▶ **What is needed**
Your task is to repeat all of the data exactly while excluding the pictures.

▶ **Available data**
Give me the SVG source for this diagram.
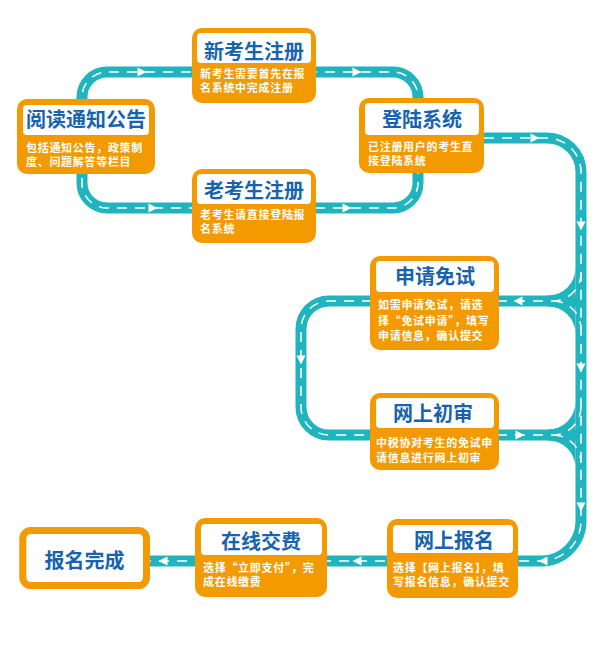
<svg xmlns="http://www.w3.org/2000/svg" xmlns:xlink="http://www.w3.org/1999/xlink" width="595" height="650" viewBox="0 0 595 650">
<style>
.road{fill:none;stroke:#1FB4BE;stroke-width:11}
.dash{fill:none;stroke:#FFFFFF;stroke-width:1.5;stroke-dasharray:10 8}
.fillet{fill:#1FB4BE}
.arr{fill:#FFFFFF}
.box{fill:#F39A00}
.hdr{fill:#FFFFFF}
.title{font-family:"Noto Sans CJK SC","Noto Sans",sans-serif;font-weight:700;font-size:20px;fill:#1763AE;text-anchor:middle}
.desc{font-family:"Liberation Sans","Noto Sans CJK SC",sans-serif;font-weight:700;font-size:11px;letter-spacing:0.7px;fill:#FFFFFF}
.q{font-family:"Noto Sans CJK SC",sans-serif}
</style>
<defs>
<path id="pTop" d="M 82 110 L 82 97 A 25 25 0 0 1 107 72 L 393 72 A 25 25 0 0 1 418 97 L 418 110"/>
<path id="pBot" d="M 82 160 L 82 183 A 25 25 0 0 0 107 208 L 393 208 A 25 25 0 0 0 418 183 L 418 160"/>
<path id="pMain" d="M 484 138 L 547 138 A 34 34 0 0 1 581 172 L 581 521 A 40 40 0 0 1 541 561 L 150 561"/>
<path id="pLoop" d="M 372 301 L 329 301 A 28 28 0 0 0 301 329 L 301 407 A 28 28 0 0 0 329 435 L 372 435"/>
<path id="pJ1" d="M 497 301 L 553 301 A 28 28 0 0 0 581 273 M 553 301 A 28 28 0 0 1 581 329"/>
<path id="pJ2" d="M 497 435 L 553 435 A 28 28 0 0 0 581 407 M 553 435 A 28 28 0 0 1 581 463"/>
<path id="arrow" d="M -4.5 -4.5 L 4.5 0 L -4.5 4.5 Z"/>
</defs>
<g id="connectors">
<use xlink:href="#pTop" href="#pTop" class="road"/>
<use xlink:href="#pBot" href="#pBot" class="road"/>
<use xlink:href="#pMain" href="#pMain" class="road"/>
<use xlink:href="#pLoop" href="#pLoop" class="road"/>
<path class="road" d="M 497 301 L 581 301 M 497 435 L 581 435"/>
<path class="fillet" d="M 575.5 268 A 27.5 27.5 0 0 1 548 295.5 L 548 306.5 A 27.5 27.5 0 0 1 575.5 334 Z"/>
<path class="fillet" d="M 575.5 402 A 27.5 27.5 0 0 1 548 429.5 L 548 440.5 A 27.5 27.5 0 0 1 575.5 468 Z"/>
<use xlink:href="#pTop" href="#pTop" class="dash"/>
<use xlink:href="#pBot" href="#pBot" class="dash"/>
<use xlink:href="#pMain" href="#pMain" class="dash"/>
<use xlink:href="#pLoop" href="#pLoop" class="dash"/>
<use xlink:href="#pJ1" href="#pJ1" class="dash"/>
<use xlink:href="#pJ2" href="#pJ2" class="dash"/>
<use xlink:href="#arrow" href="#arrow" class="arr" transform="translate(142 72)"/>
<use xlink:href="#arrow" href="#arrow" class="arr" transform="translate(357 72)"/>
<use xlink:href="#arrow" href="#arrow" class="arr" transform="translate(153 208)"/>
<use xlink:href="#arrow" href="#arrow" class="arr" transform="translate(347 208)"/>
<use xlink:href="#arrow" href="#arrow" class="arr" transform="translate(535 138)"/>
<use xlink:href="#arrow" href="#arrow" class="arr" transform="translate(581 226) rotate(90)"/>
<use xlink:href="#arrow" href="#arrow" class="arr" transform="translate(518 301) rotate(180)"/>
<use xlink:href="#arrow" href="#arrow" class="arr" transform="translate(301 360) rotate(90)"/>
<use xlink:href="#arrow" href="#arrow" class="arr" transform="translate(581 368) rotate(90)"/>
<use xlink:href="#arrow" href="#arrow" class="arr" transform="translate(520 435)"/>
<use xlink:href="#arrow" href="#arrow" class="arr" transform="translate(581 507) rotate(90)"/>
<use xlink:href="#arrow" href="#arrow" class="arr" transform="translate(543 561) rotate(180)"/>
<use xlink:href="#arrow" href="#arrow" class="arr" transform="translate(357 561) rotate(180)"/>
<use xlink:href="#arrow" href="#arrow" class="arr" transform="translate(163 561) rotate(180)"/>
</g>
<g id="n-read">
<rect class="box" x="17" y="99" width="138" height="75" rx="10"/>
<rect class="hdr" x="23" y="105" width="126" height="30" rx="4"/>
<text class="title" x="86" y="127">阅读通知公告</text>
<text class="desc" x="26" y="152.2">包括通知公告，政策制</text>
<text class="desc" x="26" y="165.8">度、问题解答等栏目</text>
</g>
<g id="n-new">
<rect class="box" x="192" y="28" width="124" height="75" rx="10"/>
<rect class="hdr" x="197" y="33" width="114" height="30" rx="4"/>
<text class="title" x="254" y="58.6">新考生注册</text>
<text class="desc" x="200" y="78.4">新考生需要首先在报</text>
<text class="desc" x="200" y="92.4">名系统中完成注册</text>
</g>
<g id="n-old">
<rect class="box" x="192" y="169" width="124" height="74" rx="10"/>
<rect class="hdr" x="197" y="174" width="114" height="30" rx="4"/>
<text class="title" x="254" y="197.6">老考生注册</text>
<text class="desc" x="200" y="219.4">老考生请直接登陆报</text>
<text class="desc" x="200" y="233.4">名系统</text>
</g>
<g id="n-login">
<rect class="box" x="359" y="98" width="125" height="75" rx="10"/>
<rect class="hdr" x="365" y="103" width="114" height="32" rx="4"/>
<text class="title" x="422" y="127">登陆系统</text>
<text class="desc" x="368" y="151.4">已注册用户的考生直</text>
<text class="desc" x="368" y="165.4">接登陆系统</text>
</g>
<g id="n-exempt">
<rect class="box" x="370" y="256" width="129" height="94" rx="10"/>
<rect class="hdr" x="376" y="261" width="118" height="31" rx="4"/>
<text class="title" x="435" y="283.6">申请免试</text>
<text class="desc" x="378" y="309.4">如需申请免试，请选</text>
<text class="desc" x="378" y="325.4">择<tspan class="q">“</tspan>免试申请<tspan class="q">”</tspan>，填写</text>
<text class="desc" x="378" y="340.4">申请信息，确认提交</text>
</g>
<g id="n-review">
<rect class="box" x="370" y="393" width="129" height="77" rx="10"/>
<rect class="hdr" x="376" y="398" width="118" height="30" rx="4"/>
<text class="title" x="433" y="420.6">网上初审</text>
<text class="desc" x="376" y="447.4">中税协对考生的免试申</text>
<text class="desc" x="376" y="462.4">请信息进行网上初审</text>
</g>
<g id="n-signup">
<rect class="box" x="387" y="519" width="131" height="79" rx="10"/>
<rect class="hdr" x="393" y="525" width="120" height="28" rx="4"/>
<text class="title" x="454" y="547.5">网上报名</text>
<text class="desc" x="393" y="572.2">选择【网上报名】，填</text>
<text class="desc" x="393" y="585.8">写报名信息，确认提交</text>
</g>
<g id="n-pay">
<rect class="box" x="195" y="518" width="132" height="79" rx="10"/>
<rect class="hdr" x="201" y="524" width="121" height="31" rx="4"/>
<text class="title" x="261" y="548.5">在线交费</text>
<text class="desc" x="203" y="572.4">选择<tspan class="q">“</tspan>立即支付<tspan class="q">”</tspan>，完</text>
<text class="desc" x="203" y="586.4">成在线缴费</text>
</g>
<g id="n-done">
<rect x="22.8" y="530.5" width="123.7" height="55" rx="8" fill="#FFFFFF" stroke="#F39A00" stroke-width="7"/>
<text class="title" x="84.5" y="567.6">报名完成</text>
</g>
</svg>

▶ **Expected answer**
Give me the SVG source for this diagram.
<svg xmlns="http://www.w3.org/2000/svg" xmlns:xlink="http://www.w3.org/1999/xlink" width="595" height="650" viewBox="0 0 595 650">
<style>
.road{fill:none;stroke:#1FB4BE;stroke-width:11}
.dash{fill:none;stroke:#FFFFFF;stroke-width:1.5;stroke-dasharray:10 8}
.fillet{fill:#1FB4BE}
.arr{fill:#FFFFFF}
.box{fill:#F39A00}
.hdr{fill:#FFFFFF}
.title{font-family:"Noto Sans CJK SC","Noto Sans",sans-serif;font-weight:700;font-size:20px;fill:#1763AE;text-anchor:middle}
.desc{font-family:"Liberation Sans","Noto Sans CJK SC",sans-serif;font-weight:700;font-size:11px;letter-spacing:0.7px;fill:#FFFFFF}
.q{font-family:"Noto Sans CJK SC",sans-serif}
</style>
<defs>
<path id="pTop" d="M 82 110 L 82 97 A 25 25 0 0 1 107 72 L 393 72 A 25 25 0 0 1 418 97 L 418 110"/>
<path id="pBot" d="M 82 160 L 82 183 A 25 25 0 0 0 107 208 L 393 208 A 25 25 0 0 0 418 183 L 418 160"/>
<path id="pMain" d="M 484 138 L 547 138 A 34 34 0 0 1 581 172 L 581 521 A 40 40 0 0 1 541 561 L 150 561"/>
<path id="pLoop" d="M 372 301 L 329 301 A 28 28 0 0 0 301 329 L 301 407 A 28 28 0 0 0 329 435 L 372 435"/>
<path id="pJ1" d="M 497 301 L 553 301 A 28 28 0 0 0 581 273 M 553 301 A 28 28 0 0 1 581 329"/>
<path id="pJ2" d="M 497 435 L 553 435 A 28 28 0 0 0 581 407 M 553 435 A 28 28 0 0 1 581 463"/>
<path id="arrow" d="M -4.5 -4.5 L 4.5 0 L -4.5 4.5 Z"/>
</defs>
<g id="connectors">
<use xlink:href="#pTop" href="#pTop" class="road"/>
<use xlink:href="#pBot" href="#pBot" class="road"/>
<use xlink:href="#pMain" href="#pMain" class="road"/>
<use xlink:href="#pLoop" href="#pLoop" class="road"/>
<path class="road" d="M 497 301 L 581 301 M 497 435 L 581 435"/>
<path class="fillet" d="M 575.5 268 A 27.5 27.5 0 0 1 548 295.5 L 548 306.5 A 27.5 27.5 0 0 1 575.5 334 Z"/>
<path class="fillet" d="M 575.5 402 A 27.5 27.5 0 0 1 548 429.5 L 548 440.5 A 27.5 27.5 0 0 1 575.5 468 Z"/>
<use xlink:href="#pTop" href="#pTop" class="dash"/>
<use xlink:href="#pBot" href="#pBot" class="dash"/>
<use xlink:href="#pMain" href="#pMain" class="dash"/>
<use xlink:href="#pLoop" href="#pLoop" class="dash"/>
<use xlink:href="#pJ1" href="#pJ1" class="dash"/>
<use xlink:href="#pJ2" href="#pJ2" class="dash"/>
<use xlink:href="#arrow" href="#arrow" class="arr" transform="translate(142 72)"/>
<use xlink:href="#arrow" href="#arrow" class="arr" transform="translate(357 72)"/>
<use xlink:href="#arrow" href="#arrow" class="arr" transform="translate(153 208)"/>
<use xlink:href="#arrow" href="#arrow" class="arr" transform="translate(347 208)"/>
<use xlink:href="#arrow" href="#arrow" class="arr" transform="translate(535 138)"/>
<use xlink:href="#arrow" href="#arrow" class="arr" transform="translate(581 226) rotate(90)"/>
<use xlink:href="#arrow" href="#arrow" class="arr" transform="translate(518 301) rotate(180)"/>
<use xlink:href="#arrow" href="#arrow" class="arr" transform="translate(301 360) rotate(90)"/>
<use xlink:href="#arrow" href="#arrow" class="arr" transform="translate(581 368) rotate(90)"/>
<use xlink:href="#arrow" href="#arrow" class="arr" transform="translate(520 435)"/>
<use xlink:href="#arrow" href="#arrow" class="arr" transform="translate(581 507) rotate(90)"/>
<use xlink:href="#arrow" href="#arrow" class="arr" transform="translate(543 561) rotate(180)"/>
<use xlink:href="#arrow" href="#arrow" class="arr" transform="translate(357 561) rotate(180)"/>
<use xlink:href="#arrow" href="#arrow" class="arr" transform="translate(163 561) rotate(180)"/>
</g>
<g id="n-read">
<rect class="box" x="17" y="99" width="138" height="75" rx="10"/>
<rect class="hdr" x="23" y="105" width="126" height="30" rx="4"/>
<text class="title" x="86" y="127">阅读通知公告</text>
<text class="desc" x="26" y="152.2">包括通知公告，政策制</text>
<text class="desc" x="26" y="165.8">度、问题解答等栏目</text>
</g>
<g id="n-new">
<rect class="box" x="192" y="28" width="124" height="75" rx="10"/>
<rect class="hdr" x="197" y="33" width="114" height="30" rx="4"/>
<text class="title" x="254" y="58.6">新考生注册</text>
<text class="desc" x="200" y="78.4">新考生需要首先在报</text>
<text class="desc" x="200" y="92.4">名系统中完成注册</text>
</g>
<g id="n-old">
<rect class="box" x="192" y="169" width="124" height="74" rx="10"/>
<rect class="hdr" x="197" y="174" width="114" height="30" rx="4"/>
<text class="title" x="254" y="197.6">老考生注册</text>
<text class="desc" x="200" y="219.4">老考生请直接登陆报</text>
<text class="desc" x="200" y="233.4">名系统</text>
</g>
<g id="n-login">
<rect class="box" x="359" y="98" width="125" height="75" rx="10"/>
<rect class="hdr" x="365" y="103" width="114" height="32" rx="4"/>
<text class="title" x="422" y="127">登陆系统</text>
<text class="desc" x="368" y="151.4">已注册用户的考生直</text>
<text class="desc" x="368" y="165.4">接登陆系统</text>
</g>
<g id="n-exempt">
<rect class="box" x="370" y="256" width="129" height="94" rx="10"/>
<rect class="hdr" x="376" y="261" width="118" height="31" rx="4"/>
<text class="title" x="435" y="283.6">申请免试</text>
<text class="desc" x="378" y="309.4">如需申请免试，请选</text>
<text class="desc" x="378" y="325.4">择<tspan class="q">“</tspan>免试申请<tspan class="q">”</tspan>，填写</text>
<text class="desc" x="378" y="340.4">申请信息，确认提交</text>
</g>
<g id="n-review">
<rect class="box" x="370" y="393" width="129" height="77" rx="10"/>
<rect class="hdr" x="376" y="398" width="118" height="30" rx="4"/>
<text class="title" x="433" y="420.6">网上初审</text>
<text class="desc" x="376" y="447.4">中税协对考生的免试申</text>
<text class="desc" x="376" y="462.4">请信息进行网上初审</text>
</g>
<g id="n-signup">
<rect class="box" x="387" y="519" width="131" height="79" rx="10"/>
<rect class="hdr" x="393" y="525" width="120" height="28" rx="4"/>
<text class="title" x="454" y="547.5">网上报名</text>
<text class="desc" x="393" y="572.2">选择【网上报名】，填</text>
<text class="desc" x="393" y="585.8">写报名信息，确认提交</text>
</g>
<g id="n-pay">
<rect class="box" x="195" y="518" width="132" height="79" rx="10"/>
<rect class="hdr" x="201" y="524" width="121" height="31" rx="4"/>
<text class="title" x="261" y="548.5">在线交费</text>
<text class="desc" x="203" y="572.4">选择<tspan class="q">“</tspan>立即支付<tspan class="q">”</tspan>，完</text>
<text class="desc" x="203" y="586.4">成在线缴费</text>
</g>
<g id="n-done">
<rect x="22.8" y="530.5" width="123.7" height="55" rx="8" fill="#FFFFFF" stroke="#F39A00" stroke-width="7"/>
<text class="title" x="84.5" y="567.6">报名完成</text>
</g>
</svg>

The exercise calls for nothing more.